[Data to use]:

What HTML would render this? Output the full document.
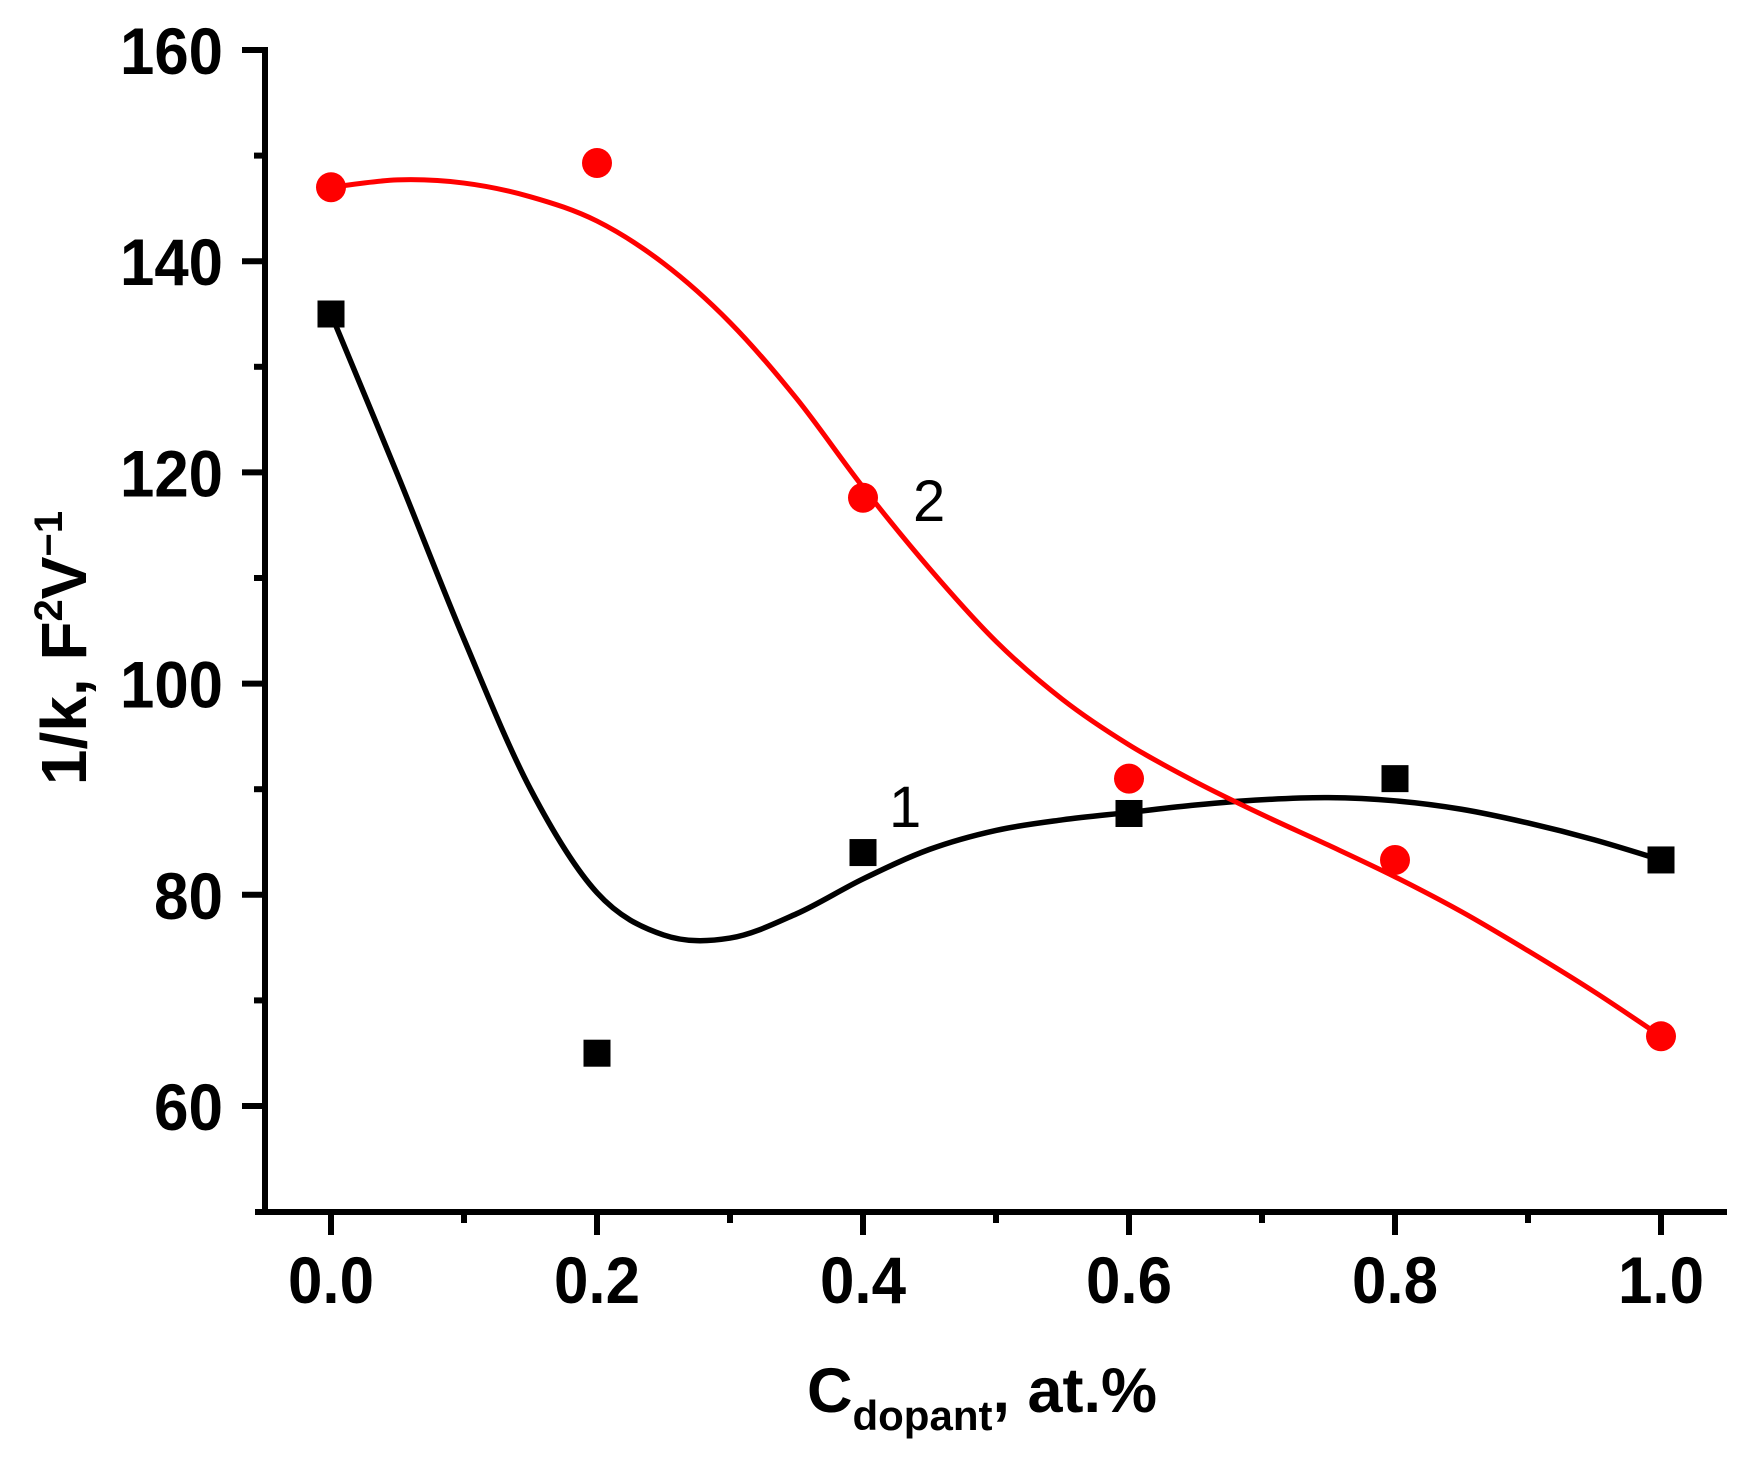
<!DOCTYPE html>
<html><head><meta charset="utf-8"><style>
html,body{margin:0;padding:0;background:#fff;}
svg{display:block;}
</style></head><body>
<svg id="s" width="1759" height="1461" xmlns="http://www.w3.org/2000/svg" font-family="Liberation Sans, Arial, sans-serif">
<g id="axes" stroke="#000" stroke-width="6" fill="none"></g>
<g id="plot"></g>
<g font-weight="bold" font-size="66" fill="#000" id="lbl"></g>
<text x="62" y="648" font-size="64" font-weight="bold" text-anchor="middle" transform="rotate(-90 62 648) translate(0 24)">1/k, F<tspan font-size="40" dy="-24">2</tspan><tspan dy="24">V</tspan><tspan font-size="40" dy="-24">−1</tspan></text>
<text x="807" y="1412" font-size="63" font-weight="bold">C<tspan font-size="42" dy="18">dopant</tspan><tspan dy="-18">, at.%</tspan></text>
<text x="913" y="521" font-size="58">2</text>
<text x="889" y="827" font-size="58">1</text>
</svg>
<script>
var X=function(v){return 331+v*1330;}, Y=function(v){return 50+(160-v)*10.56;};
var ns="http://www.w3.org/2000/svg";
function el(p,t,a,txt){var e=document.createElementNS(ns,t);for(var k in a)e.setAttribute(k,a[k]);if(txt!==undefined)e.textContent=txt;p.appendChild(e);return e;}
var ax=document.getElementById('axes'),pl=document.getElementById('plot'),lb=document.getElementById('lbl');
el(ax,'path',{d:'M265 47 V1212 M255 1212 H1727',"stroke-linecap":"butt"});
for(var v=60;v<=160;v+=20){el(ax,'line',{x1:242,x2:265,y1:Y(v),y2:Y(v)});var s=String(v);el(lb,'text',{x:223,y:Y(v)+24,"text-anchor":"end",textLength:(s.length==3?103:69),lengthAdjust:"spacingAndGlyphs"},s);}
for(var v=70;v<=150;v+=20){el(ax,'line',{x1:254,x2:265,y1:Y(v),y2:Y(v)});}
for(var i=0;i<=10;i++){var x=X(i/10);if(i%2==0){el(ax,'line',{x1:x,x2:x,y1:1212,y2:1235});el(lb,'text',{x:x,y:1303,"text-anchor":"middle",textLength:86,lengthAdjust:"spacingAndGlyphs"},(i/10).toFixed(1));}else el(ax,'line',{x1:x,x2:x,y1:1212,y2:1223});}
function cr(pts){var d='M'+pts[0][0]+' '+pts[0][1];for(var i=0;i<pts.length-1;i++){var p0=pts[i-1]||pts[i],p1=pts[i],p2=pts[i+1],p3=pts[i+2]||p2;d+=' C'+(p1[0]+(p2[0]-p0[0])/6)+' '+(p1[1]+(p2[1]-p0[1])/6)+' '+(p2[0]-(p3[0]-p1[0])/6)+' '+(p2[1]-(p3[1]-p1[1])/6)+' '+p2[0]+' '+p2[1];}return d;}
var bc=[[0,135],[0.05,119.8],[0.1,104.2],[0.15,90],[0.2,80.2],[0.25,76.2],[0.3,75.9],[0.35,78.2],[0.4,81.5],[0.45,84.3],[0.5,86.1],[0.55,87.1],[0.6,87.8],[0.65,88.5],[0.7,89.0],[0.75,89.2],[0.8,88.9],[0.85,88.1],[0.9,86.8],[0.95,85.2],[1,83.3]];
var rc=[[0,147],[0.05,147.7],[0.1,147.4],[0.15,146.1],[0.2,143.8],[0.25,139.8],[0.3,134.2],[0.35,127.0],[0.4,118.6],[0.45,110.9],[0.5,104.0],[0.55,98.5],[0.6,94.2],[0.65,90.7],[0.7,87.6],[0.75,84.7],[0.8,81.7],[0.85,78.4],[0.9,74.7],[0.95,70.8],[1,66.6]];
function tp(a){return a.map(function(p){return [X(p[0]),Y(p[1])];});}
el(pl,'path',{d:cr(tp(bc)),stroke:'#000','stroke-width':5.5,fill:'none'});
el(pl,'path',{d:cr(tp(rc)),stroke:'#ff0000','stroke-width':5,fill:'none'});
var bs=[[0,135],[0.2,65],[0.4,84],[0.6,87.7],[0.8,91],[1,83.3]];
var rs=[[0,147],[0.2,149.3],[0.4,117.6],[0.6,91],[0.8,83.3],[1,66.6]];
bs.forEach(function(p){el(pl,'rect',{x:X(p[0])-13.5,y:Y(p[1])-13.5,width:27,height:27,fill:'#000'});});
rs.forEach(function(p){el(pl,'circle',{cx:X(p[0]),cy:Y(p[1]),r:15,fill:'#ff0000'});});
</script>
</body></html>
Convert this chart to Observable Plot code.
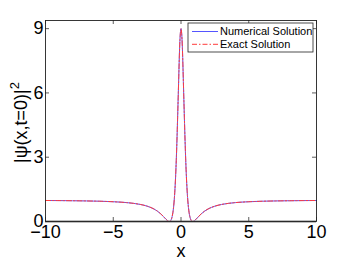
<!DOCTYPE html>
<html>
<head>
<meta charset="utf-8">
<script src="https://cdn.jsdelivr.net/npm/d3@7"></script>
<script src="https://cdn.jsdelivr.net/npm/@observablehq/plot@0.6"></script>
<style>
  html, body { margin: 0; padding: 0; background: #fff; }
  #chart svg { display: block; }
</style>
</head>
<body>
<div id="chart"></div>
<script>
// Values
const xs = [-10, -9, -8, -7, -6, -5, -4, -3.5, -3, -2.5, -2, -1.75, -1.5, -1.3, -1.2, -1.1, -1, -0.9, -0.87, -0.8, -0.75, -0.7, -0.65, -0.6, -0.55, -0.5, -0.45, -0.4, -0.35, -0.3, -0.25, -0.2, -0.15, -0.1, -0.05, 0,
            0.05, 0.1, 0.15, 0.2, 0.25, 0.3, 0.35, 0.4, 0.45, 0.5, 0.55, 0.6, 0.65, 0.7, 0.75, 0.8, 0.87, 0.9, 1, 1.1, 1.2, 1.3, 1.5, 1.75, 2, 2.5, 3, 3.5, 4, 5, 6, 7, 8, 9, 10];
const numerical = [0.980, 0.976, 0.969, 0.960, 0.946, 0.922, 0.881, 0.846, 0.796, 0.716, 0.585, 0.487, 0.360, 0.235, 0.167, 0.099, 0.040, 0.003, 0.000, 0.015, 0.053, 0.123, 0.237, 0.409, 0.656, 1.000, 1.464, 2.073, 2.839, 3.766, 4.840, 5.946, 7.101, 8.136, 8.762, 9.000,
                   8.762, 8.136, 7.101, 5.946, 4.840, 3.766, 2.839, 2.073, 1.464, 1.000, 0.656, 0.409, 0.237, 0.123, 0.053, 0.015, 0.000, 0.003, 0.040, 0.099, 0.167, 0.235, 0.360, 0.487, 0.585, 0.716, 0.796, 0.846, 0.881, 0.922, 0.946, 0.960, 0.969, 0.976, 0.980];
const exact = numerical.slice();
const xTicks = [-10, -5, 0, 5, 10];
const yTicks = [0, 3, 6, 9];
const seriesNames = ["Numerical Solution", "Exact Solution"];

const numData = xs.map((x, i) => ({x, y: numerical[i]}));
const exData = xs.map((x, i) => ({x, y: exact[i]}));

const W = 350, H = 263, mL = 45, mR = 34, mT = 20, mB = 42;
const pw = W - mL - mR, ph = H - mT - mB;
const FONT = "'Liberation Sans', Arial, Helvetica, sans-serif";

const plot = Plot.plot({
  width: W, height: H,
  marginLeft: mL, marginRight: mR, marginTop: mT, marginBottom: mB,
  style: {fontFamily: FONT, background: "#fff", color: "#000"},
  x: {domain: [-10, 10]},
  y: {domain: [0, 9.38]},
  marks: [
    Plot.line(numData, {x: "x", y: "y", stroke: "#5555ff", strokeWidth: 1, curve: "monotone-x"}),
    Plot.line(exData, {x: "x", y: "y", stroke: "#ff3b3b", strokeWidth: 1, strokeDasharray: "5,2,1.5,2", curve: "monotone-x"}),
    Plot.ruleY([0], {stroke: "#808080", strokeWidth: 2}),
    Plot.ruleX(xTicks, {x: d => d, insetTop: ph - 4, stroke: "#333", strokeWidth: 0.8}),
    Plot.ruleX(xTicks, {x: d => d, insetBottom: ph - 4, stroke: "#333", strokeWidth: 0.8}),
    Plot.ruleY(yTicks, {y: d => d, insetRight: pw - 4, stroke: "#333", strokeWidth: 0.8}),
    Plot.ruleY(yTicks, {y: d => d, insetLeft: pw - 4, stroke: "#333", strokeWidth: 0.8}),
    Plot.frame({stroke: "#222", strokeWidth: 0.9}),
    Plot.axisX({ticks: xTicks, tickSize: 0, tickPadding: 4, fontSize: 18, label: "x", labelAnchor: "center", labelArrow: "none", labelOffset: 35}),
    Plot.axisY({ticks: yTicks, tickSize: 0, tickPadding: 2, fontSize: 18, label: null})
  ]
});

document.getElementById("chart").appendChild(plot);

const svg = d3.select(plot);
// y label with superscript
const yl = svg.append("text")
  .attr("transform", `translate(27,${mT + ph / 2 + 2}) rotate(-90)`)
  .attr("text-anchor", "middle")
  .attr("font-family", FONT)
  .attr("font-size", 18)
  .attr("fill", "#000");
yl.append("tspan").text("|ψ(x,t=0)|");
yl.append("tspan").attr("dy", -8).attr("font-size", 13).text("2");

// legend
const lg = svg.append("g").attr("font-family", FONT).attr("font-size", 11).attr("text-anchor", "start");
lg.append("rect").attr("x", 188).attr("y", 23).attr("width", 125).attr("height", 29)
  .attr("fill", "#fff").attr("stroke", "#222").attr("stroke-width", 0.8);
const legendStyles = [
  {stroke: "#5555ff", dash: null},
  {stroke: "#ff3b3b", dash: "5,2,1.5,2"}
];
seriesNames.forEach((name, i) => {
  const cy = 31.5 + i * 12.8;
  const l = lg.append("line").attr("x1", 192).attr("x2", 218).attr("y1", cy).attr("y2", cy)
    .attr("stroke", legendStyles[i].stroke).attr("stroke-width", 1);
  if (legendStyles[i].dash) l.attr("stroke-dasharray", legendStyles[i].dash);
  lg.append("text").attr("x", 220).attr("y", cy).attr("dy", "0.35em").attr("text-anchor", "start").attr("fill", "#000").text(name);
});
</script>
</body>
</html>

[Set problem]: Pick out each line that holds the string "this".

[Exercise answer]:
What HTML would render this? Output the full document.
Convert this chart to Observable Plot code.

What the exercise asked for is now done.